The Grand Challenge aims to improve UAM safety and accelerate scalability through integrated demonstrations by hosting a series of UAM ecosystem-wide challenges beginning in 2020. The series of challenges will support the Federal Aviation Administration in developing an approval process for UAM vehicle certification, develop flight procedure guidelines, evaluate communication, navigation and surveillance requirements, define airspace operations management activities and characterize vehicle noise levels.

Urban air mobility means a safe and efficient system for vehicles, piloted or not, to move passengers and cargo within a city. Credit: NASA

The first testing opportunity in the Grand Challenge series will focus on the developmental testing of U.S. developed aircraft and will include airspace operations management services to explore architectures and technologies needed to support future safety and scalability of UAM operations. Participants selected for the developmental testing, also known as GC-DT, will have the opportunity to fly at NASA’s Armstrong Flight Research Center, or a range of their choice, and participate in collaborative airspace operations simulations. NASA will select participants for the GC-DT based on applicants that best meet a set of pre-defined qualifications necessary for flight safety and mission success.

GC-DT is the first step toward Grand Challenge 1 (GC-1) in 2022, which will involve broad industry participation, including domestic vehicle and airspace partners and international vehicle companies that will have the opportunity to fly more complex UAM aircraft operations at testing locations within the United States.

GC-1, the first of a series of increasingly complex challenges will require participants to demonstrate safe operation of a piloted or remotely piloted aircraft capable of carrying a payload equivalent to at least one adult passenger within a complex simulated urban environment. GC-1 will test UAM technologies against key barriers to UAM integration in the U.S. national airspace, such as: adverse weather, emergency landings, surveillance, loss of communication and operations scheduling and routing. The scenarios developed for the Grand Challenge series are designed to represent real-world UAM operations and address barriers for aircraft certification, operational safety and community acceptance.
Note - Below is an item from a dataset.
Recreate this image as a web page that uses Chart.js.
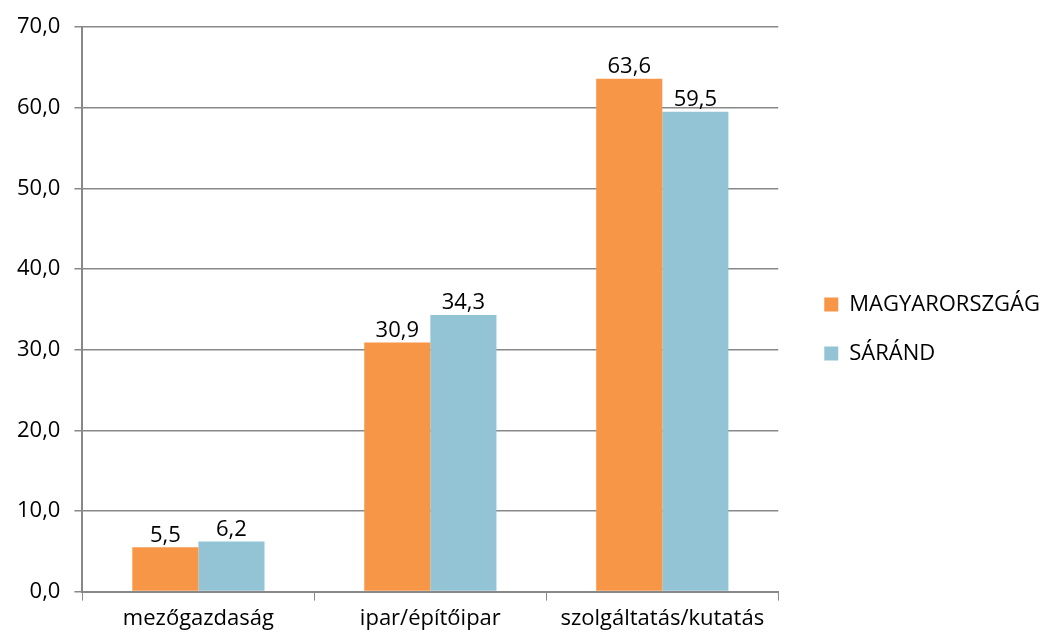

Companies that would like to participate in the Grand Challenge will be able to sign-up via a non-reimbursable umbrella space act agreement. The Grand Challenge is open to three types of partners, U.S. vehicle companies who plan to fly in the GC-DT 2020, U.S. airspace companies who plan to run airspace simulations during the GC-DT and domestic or international vehicle companies interested in participating in GC-1 2022.

NASA’s Grand Challenge is a subproject under the Aeronautics Research Mission Directorate’s (ARMD) Advance Air Mobility project. ARMD’s UAM vision is to revolutionize mobility within metropolitan areas by enabling a safe, efficient and convenient transportation system for passengers and cargo. The UAM Grand Challenge is structured to work with the UAM community to identify and address the key challenges to achieving this vision.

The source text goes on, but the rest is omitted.